China 2008: double checking system

On 9th October the Textile Committee accepted the Commission draft proposal negotiated with the Chinese administration in favour of implementing a double-checking system for the following categories: 4 (T-shirts); 5 (Pull-overs); 6 (Trousers); 7 (Shirts); 20 (Bed linen) 26 (Dresses); 31 (Bras) and 115 (Flax). The categories concerned cover eight of the ten products which are subject to limitation until December 31st 2007 following the EU-China bilateral agreement reached by Trade Commissioner Peter MANDELSON with his Chinese counterpart Bo Xi Lai in June 2005. The ‘double checking system’ will track the issuing of licenses for export in China and the importation of goods into the EU. This monitoring system provides a clear picture of the likely development of trade patterns and ensures predictability for EU businesses. 

The Member States voted in favour reaching a significant majority of votes. Regulation will be issued in the following days and some reassurances should be given by the Chinese on the way they will check trade in the respect of this new system that will end on 31.12.2008.

As the European Commission was against the requests of some member countries suggested the prolongation of the bilateral Agreement EU-China for 2008 – in the absence of quotas after the end of the year 2007, this agreement offers at least the possibility of closel monitoring of trade flows from China in these core categories, also provides the opportunity, should the need arise, to seek early redress, and thus to avoid a re-run of the events of Summer 2005. 

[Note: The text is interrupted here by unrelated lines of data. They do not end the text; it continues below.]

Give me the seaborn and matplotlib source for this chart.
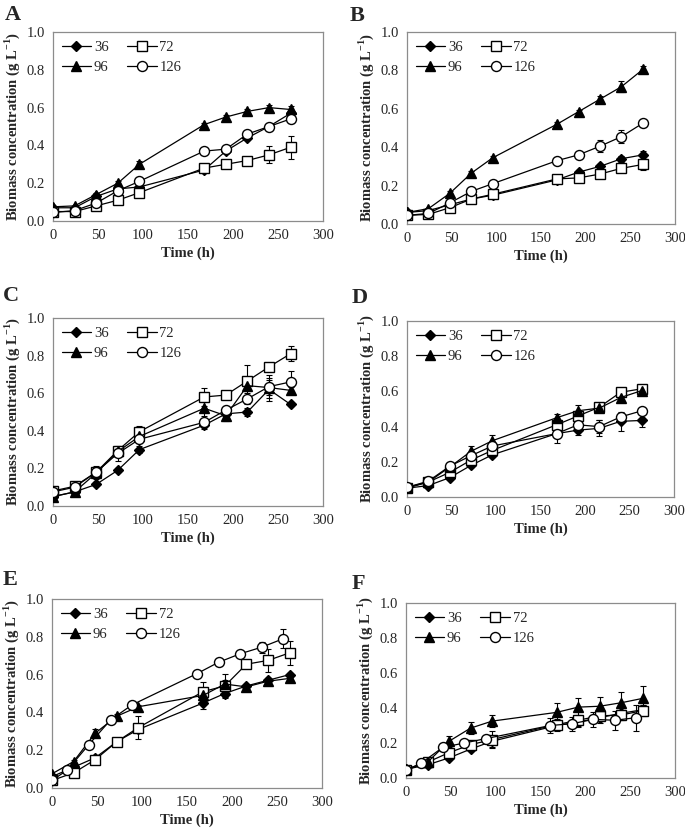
import matplotlib.pyplot as plt
import seaborn as sns
import pandas as pd

# sampling times (h); the 126 series in E and F was sampled slightly earlier
time = [0, 24, 48, 72, 96, 168, 192, 216, 240, 264]
time_early = [0, 17, 41, 65, 89, 161, 185, 209, 233, 257]
series = ['36', '72', '96', '126']

# panel A
a_36 = [0.07, 0.07, 0.13, 0.17, 0.18, 0.27, 0.37, 0.44, 0.50, 0.57]
a_72 = [0.05, 0.05, 0.08, 0.11, 0.15, 0.28, 0.30, 0.32, 0.35, 0.39]
a_96 = [0.075, 0.08, 0.14, 0.20, 0.30, 0.51, 0.55, 0.58, 0.60, 0.59]
a_126 = [0.045, 0.055, 0.095, 0.16, 0.21, 0.37, 0.38, 0.46, 0.50, 0.54]
a_36_err = [0, 0, 0, 0, 0, 0.01, 0.01, 0.01, 0.01, 0.01]
a_72_err = [0, 0, 0.01, 0.01, 0.01, 0.02, 0.01, 0.01, 0.045, 0.06]
a_96_err = [0, 0, 0.01, 0.01, 0.02, 0.01, 0.01, 0.01, 0.015, 0.02]
a_126_err = [0, 0, 0.01, 0.01, 0.01, 0.01, 0.01, 0.01, 0.02, 0.02]

# panel B
b_36 = [0.06, 0.07, 0.10, 0.13, 0.15, 0.23, 0.27, 0.30, 0.34, 0.36]
b_72 = [0.045, 0.05, 0.085, 0.13, 0.155, 0.235, 0.24, 0.26, 0.29, 0.31]
b_96 = [0.06, 0.08, 0.16, 0.265, 0.345, 0.52, 0.585, 0.65, 0.715, 0.805]
b_126 = [0.045, 0.055, 0.11, 0.17, 0.21, 0.33, 0.36, 0.405, 0.455, 0.525]
b_36_err = [0, 0, 0.01, 0.01, 0.01, 0.01, 0.01, 0.01, 0.015, 0.02]
b_72_err = [0, 0, 0.01, 0.01, 0.01, 0.01, 0.01, 0.01, 0.02, 0.03]
b_96_err = [0, 0, 0.01, 0.01, 0.01, 0.01, 0.01, 0.015, 0.03, 0.02]
b_126_err = [0, 0, 0.01, 0.01, 0.01, 0.01, 0.01, 0.03, 0.035, 0.015]

# panel C
c_36 = [0.05, 0.075, 0.115, 0.19, 0.30, 0.43, 0.49, 0.50, 0.62, 0.54]
c_72 = [0.08, 0.105, 0.18, 0.295, 0.395, 0.58, 0.59, 0.665, 0.74, 0.81]
c_96 = [0.05, 0.075, 0.175, 0.29, 0.37, 0.52, 0.48, 0.64, 0.63, 0.615]
c_126 = [0.075, 0.10, 0.18, 0.28, 0.355, 0.445, 0.51, 0.57, 0.635, 0.66]
c_36_err = [0, 0.01, 0.01, 0.01, 0.02, 0.02, 0.02, 0.02, 0.06, 0.01]
c_72_err = [0.01, 0.01, 0.035, 0.02, 0.03, 0.05, 0.02, 0.085, 0.02, 0.04]
c_96_err = [0, 0.01, 0.02, 0.02, 0.02, 0.04, 0.03, 0.02, 0.04, 0.02]
c_126_err = [0.01, 0.01, 0.02, 0.04, 0.02, 0.02, 0.02, 0.03, 0.06, 0.06]

# panel D
d_36 = [0.05, 0.065, 0.11, 0.18, 0.24, 0.36, 0.38, 0.39, 0.43, 0.435]
d_72 = [0.05, 0.085, 0.14, 0.21, 0.265, 0.41, 0.46, 0.51, 0.595, 0.615]
d_96 = [0.055, 0.085, 0.17, 0.26, 0.32, 0.45, 0.49, 0.505, 0.565, 0.605]
d_126 = [0.055, 0.09, 0.175, 0.235, 0.29, 0.36, 0.41, 0.40, 0.455, 0.49]
d_36_err = [0, 0.01, 0.01, 0.01, 0.01, 0.02, 0.03, 0.045, 0.055, 0.035]
d_72_err = [0, 0.01, 0.01, 0.02, 0.02, 0.03, 0.02, 0.01, 0.01, 0.01]
d_96_err = [0, 0.01, 0.02, 0.03, 0.03, 0.02, 0.03, 0.01, 0.01, 0.01]
d_126_err = [0, 0.01, 0.01, 0.02, 0.02, 0.055, 0.02, 0.035, 0.02, 0.01]

# panel E
e_36 = [0.06, 0.11, 0.16, 0.245, 0.31, 0.45, 0.50, 0.54, 0.57, 0.60]
e_72 = [0.04, 0.08, 0.15, 0.245, 0.32, 0.51, 0.54, 0.655, 0.675, 0.715]
e_96 = [0.075, 0.14, 0.29, 0.38, 0.43, 0.49, 0.55, 0.535, 0.565, 0.58]
e_126 = [0.04, 0.095, 0.23, 0.36, 0.44, 0.605, 0.665, 0.71, 0.745, 0.79]
e_36_err = [0, 0.01, 0.01, 0.01, 0.02, 0.03, 0.02, 0.01, 0.01, 0.01]
e_72_err = [0, 0.01, 0.01, 0.01, 0.06, 0.05, 0.065, 0.02, 0.06, 0.065]
e_96_err = [0, 0.01, 0.02, 0.01, 0.01, 0.02, 0.02, 0.01, 0.01, 0.01]
e_126_err = [0, 0.01, 0.01, 0.01, 0.01, 0.01, 0.01, 0.01, 0.03, 0.05]

# panel F
f_36 = [0.05, 0.075, 0.115, 0.165, 0.21, 0.30, 0.32, 0.345, 0.37, 0.39]
f_72 = [0.045, 0.09, 0.145, 0.19, 0.22, 0.305, 0.33, 0.355, 0.36, 0.385]
f_96 = [0.05, 0.09, 0.21, 0.285, 0.325, 0.375, 0.405, 0.41, 0.43, 0.455]
f_126 = [0.045, 0.085, 0.175, 0.20, 0.225, 0.30, 0.31, 0.335, 0.33, 0.345]
f_36_err = [0, 0.01, 0.01, 0.01, 0.03, 0.03, 0.03, 0.03, 0.03, 0.03]
f_72_err = [0, 0.01, 0.02, 0.02, 0.05, 0.03, 0.03, 0.03, 0.03, 0.03]
f_96_err = [0, 0.01, 0.03, 0.035, 0.035, 0.055, 0.05, 0.055, 0.06, 0.07]
f_126_err = [0, 0.01, 0.01, 0.01, 0.01, 0.045, 0.04, 0.045, 0.055, 0.075]

sns.set_style('white')
plt.rcParams['font.family'] = ['Liberation Serif', 'DejaVu Serif']
plt.rcParams['mathtext.fontset'] = 'custom'
plt.rcParams['mathtext.rm'] = 'Liberation Serif'
plt.rcParams['mathtext.bf'] = 'Liberation Serif:bold'

styles = {
    '36': dict(marker='D', ms=4.6, mfc='black'),
    '72': dict(marker='s', ms=6.8, mfc='white'),
    '96': dict(marker='^', ms=6.6, mfc='black'),
    '126': dict(marker='o', ms=7.2, mfc='white'),
}

panels = [
    ('A', [53, 221, 270, 189], (5, 15), [a_36, a_72, a_96, a_126],
     [a_36_err, a_72_err, a_96_err, a_126_err], False),
    ('B', [407, 224, 268, 192], (350, 16), [b_36, b_72, b_96, b_126],
     [b_36_err, b_72_err, b_96_err, b_126_err], False),
    ('C', [53, 506, 270, 188], (3, 296), [c_36, c_72, c_96, c_126],
     [c_36_err, c_72_err, c_96_err, c_126_err], False),
    ('D', [407, 497, 267, 176], (352, 298), [d_36, d_72, d_96, d_126],
     [d_36_err, d_72_err, d_96_err, d_126_err], False),
    ('E', [52, 788, 270, 189], (3, 580), [e_36, e_72, e_96, e_126],
     [e_36_err, e_72_err, e_96_err, e_126_err], True),
    ('F', [406, 778, 269, 175], (352, 584), [f_36, f_72, f_96, f_126],
     [f_36_err, f_72_err, f_96_err, f_126_err], True),
]

W, H = 685, 833
fig = plt.figure(figsize=(W / 100, H / 100), dpi=100)

for letter, box, lpos, values, errors, shifted in panels:
    left, bottom, width, height = box
    ax = fig.add_axes([left / W, 1 - bottom / H, width / W, height / H])
    handles = {}
    for name, y, err in zip(series, values, errors):
        x = time_early if (shifted and name == '126') else time
        df = pd.DataFrame({'time': x, 'biomass': y})
        ax.errorbar(x, y, yerr=err, fmt='none', ecolor='black',
                    elinewidth=0.8, capsize=2.5, capthick=0.8, zorder=2)
        st = styles[name]
        sns.lineplot(data=df, x='time', y='biomass', ax=ax, color='black',
                     lw=0.9, marker=st['marker'], markersize=st['ms'],
                     markerfacecolor=st['mfc'], markeredgecolor='black',
                     markeredgewidth=1.0, zorder=3, label=name)
        handles[name] = ax.get_lines()[-1]
    order = ['36', '96', '72', '126']
    ax.legend([handles[k] for k in order], order, ncol=2, loc='upper left',
              frameon=False, fontsize=10.5, handlelength=2.0,
              handletextpad=0.2, columnspacing=1.3, labelspacing=0.45,
              borderaxespad=0.3, borderpad=0.3)
    ax.set_xlim(0, 300)
    ax.set_ylim(0, 1.0)
    ax.set_xticks(range(0, 301, 50))
    ax.set_yticks([0, 0.2, 0.4, 0.6, 0.8, 1.0])
    ax.set_yticklabels(['0.0', '0.2', '0.4', '0.6', '0.8', '1.0'])
    ax.tick_params(labelsize=10.5, length=3, width=0.8, color='#808080',
                   direction='out', pad=3)
    for sp in ax.spines.values():
        sp.set_color('#8c8c8c')
        sp.set_linewidth(0.9)
    ax.set_xlabel('Time (h)', fontsize=10.5, fontweight='bold', labelpad=3)
    ax.set_ylabel(r'Biomass concentration (g L$^{\mathbf{-1}}$)',
                  fontsize=10.5, fontweight='bold', labelpad=3)
    fig.text(lpos[0] / W, 1 - lpos[1] / H, letter, fontsize=16,
             fontweight='bold', ha='left', va='center')

fig.savefig('out.png', dpi=100)
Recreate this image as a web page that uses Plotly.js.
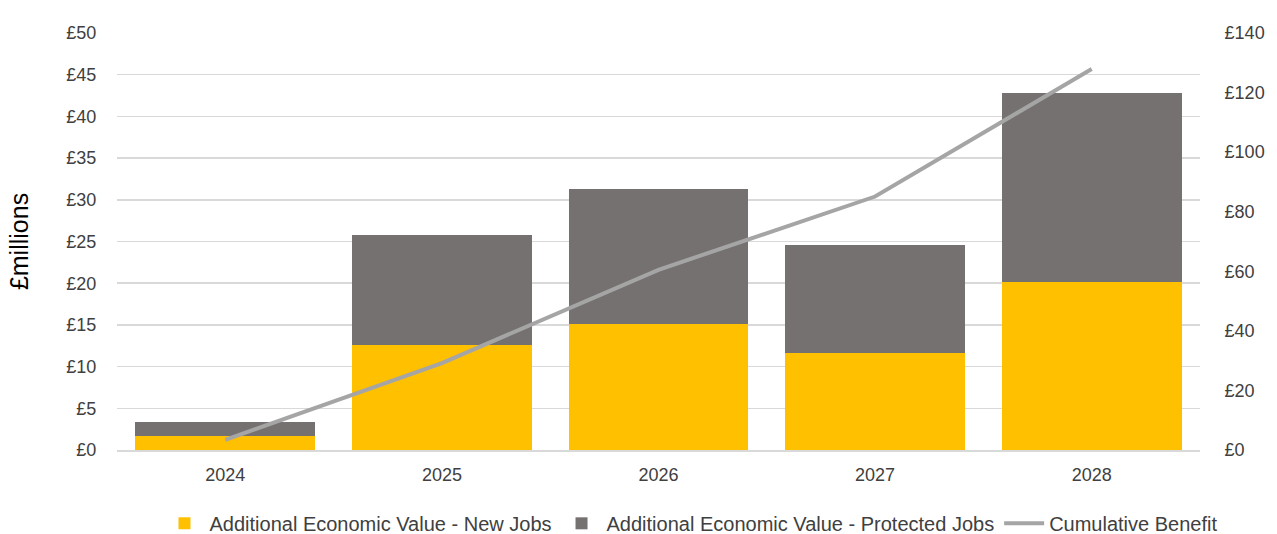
<!DOCTYPE html>
<html>
<head>
<meta charset="utf-8">
<script src="https://cdn.plot.ly/plotly-3.0.1.min.js"></script>
<style>html,body{margin:0;padding:0;background:#fff;}#chart{width:1277px;height:534px;}</style>
</head>
<body>
<div id="chart"></div>
<script>
const years = ['2024', '2025', '2026', '2027', '2028'];
const newJobs = [1.7, 12.6, 15.1, 11.6, 20.1];
const protectedJobs = [1.7, 13.2, 16.2, 13.0, 22.7];
const cumulativeBenefit = [3.4, 29.2, 60.5, 85.1, 127.9];
const leftTicks = [0, 5, 10, 15, 20, 25, 30, 35, 40, 45, 50];
const rightTicks = [0, 20, 40, 60, 80, 100, 120, 140];
const leftTickText = leftTicks.map(v => '£' + v);
const rightTickText = rightTicks.map(v => '£' + v);

const fam = '"Liberation Sans", Arial, sans-serif';
const txt = '#404040';

const traces = [
  {type: 'bar', x: years, y: newJobs, name: 'Additional Economic Value - New Jobs',
   marker: {color: '#FFC000'}, yaxis: 'y'},
  {type: 'bar', x: years, y: protectedJobs, name: 'Additional Economic Value - Protected Jobs',
   marker: {color: '#767171'}, yaxis: 'y'},
  {type: 'scatter', mode: 'lines', x: years, y: cumulativeBenefit, name: 'Cumulative Benefit',
   line: {color: '#A5A5A5', width: 4}, yaxis: 'y2'}
];

const layout = {
  width: 1277, height: 534,
  margin: {l: 117, r: 77, t: 33, b: 84, autoexpand: false},
  paper_bgcolor: '#fff', plot_bgcolor: '#fff',
  barmode: 'stack', bargap: 0.17,
  font: {family: fam, size: 18, color: txt},
  showlegend: true,
  legend: {orientation: 'h', x: 0.53, xanchor: 'center', yref: 'container', y: 0.02, yanchor: 'middle',
           font: {family: fam, size: 20, color: txt}, traceorder: 'normal', itemwidth: 40},
  xaxis: {type: 'category', showgrid: false, showline: true, linecolor: '#D9D9D9', linewidth: 1.5,
          ticks: 'outside', ticklen: 8, tickcolor: 'rgba(0,0,0,0)',
          tickfont: {family: fam, size: 18, color: txt}},
  yaxis: {range: [0, 50], tickmode: 'array', tickvals: leftTicks, ticktext: leftTickText,
          showgrid: true, gridcolor: '#D9D9D9', gridwidth: 1.5,
          zeroline: false, ticks: 'outside', ticklen: 16, tickcolor: 'rgba(0,0,0,0)',
          tickfont: {family: fam, size: 18, color: txt},
          title: {text: '£millions', font: {family: fam, size: 25, color: '#000'}, standoff: 30}},
  yaxis2: {range: [0, 140], tickmode: 'array', tickvals: rightTicks, ticktext: rightTickText,
           overlaying: 'y', side: 'right',
           showgrid: false, zeroline: false, ticks: 'outside', ticklen: 20, tickcolor: 'rgba(0,0,0,0)',
           tickfont: {family: fam, size: 18, color: txt}}
};

Plotly.newPlot('chart', traces, layout, {displayModeBar: false, staticPlot: true});
</script>
</body>
</html>
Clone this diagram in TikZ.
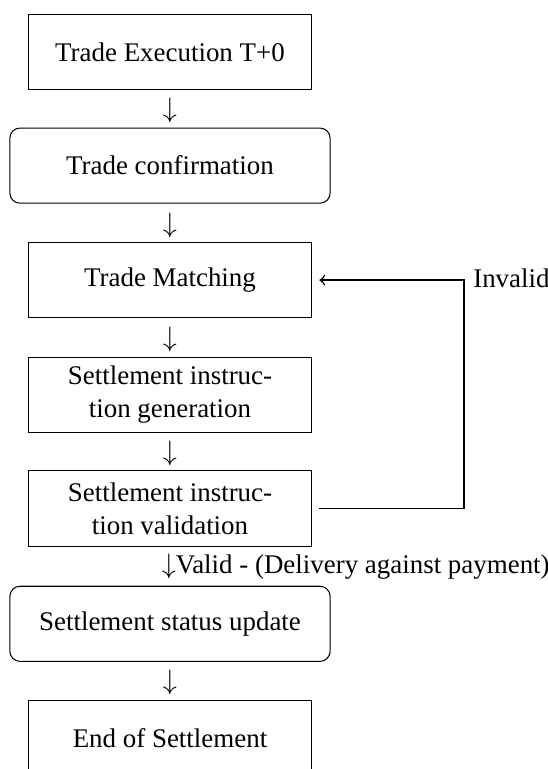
\documentclass[tikz,border=0pt]{standalone}
\usepackage{fontspec}
\setmainfont{Liberation Serif}
\begin{document}
\begin{tikzpicture}[
	font=\fontsize{10.5}{12.8}\selectfont,
	stepbox/.style={draw, minimum width=3.87cm, minimum height=1.03cm, align=center},
	roundbox/.style={stepbox, minimum width=4.39cm, rounded corners=0.14cm},
	downarr/.style={inner sep=0pt}
	]
			\useasboundingbox (0,0) rectangle (7.51,-10.54);
			\clip (0,0) rectangle (7.51,-10.54);
			
			\node[stepbox] (exec) at (2.33,-0.71) {Trade Execution T+0};
			\node[roundbox] (confirm) at (2.33,-2.27) {Trade confirmation};
			\node[stepbox] (match) at (2.33,-3.84) {Trade Matching};
			\node[stepbox] (gen) at (2.33,-5.41) {Settlement instruc-\\tion generation};
			\node[stepbox] (valid) at (2.33,-6.97) {Settlement instruc-\\tion validation};
			\node[roundbox] (status) at (2.33,-8.55) {Settlement status update};
			\node[stepbox] (end) at (2.33,-10.12) {End of Settlement};
			
			\node[downarr] (arr1) at (2.33,-1.52) {$\downarrow$};
			\node[downarr] (arr2) at (2.33,-3.09) {$\downarrow$};
			\node[downarr] (arr3) at (2.33,-4.65) {$\downarrow$};
			\node[downarr] (arr4) at (2.33,-6.22) {$\downarrow$};
			\node[downarr, anchor=west] (arr5) at (2.21,-7.76) {$\downarrow$Valid - (Delivery against payment)};
			\node[downarr] (arr6) at (2.33,-9.35) {$\downarrow$};
			
			\coordinate (corner) at (6.36,-3.84);
			\node[anchor=west, inner sep=0pt] (invalid) at (6.48,-3.82) {Invalid};
			\draw[->, line width=0.6pt, shorten <=3pt, shorten >=3pt] (valid.east) -| (corner) -- (match.east);
			
		\end{tikzpicture}
\end{document}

Following the final stage of global liberalisation on January 1 2005, textile and clothing exports to Europe from China experienced a very rapid surge accompanied by very rapid drops in unit prices. This surge caused serious damage to many EU producers and precluded any realistic possibility of EU producers adapting to new levels of competition. The EU and China negotiated a Memorandum of Understanding that would cap imports from China at agreed levels each year until 31 December 2007. The Memorandum also committed both sides to working for a smooth transition to free trade in textiles in 2008.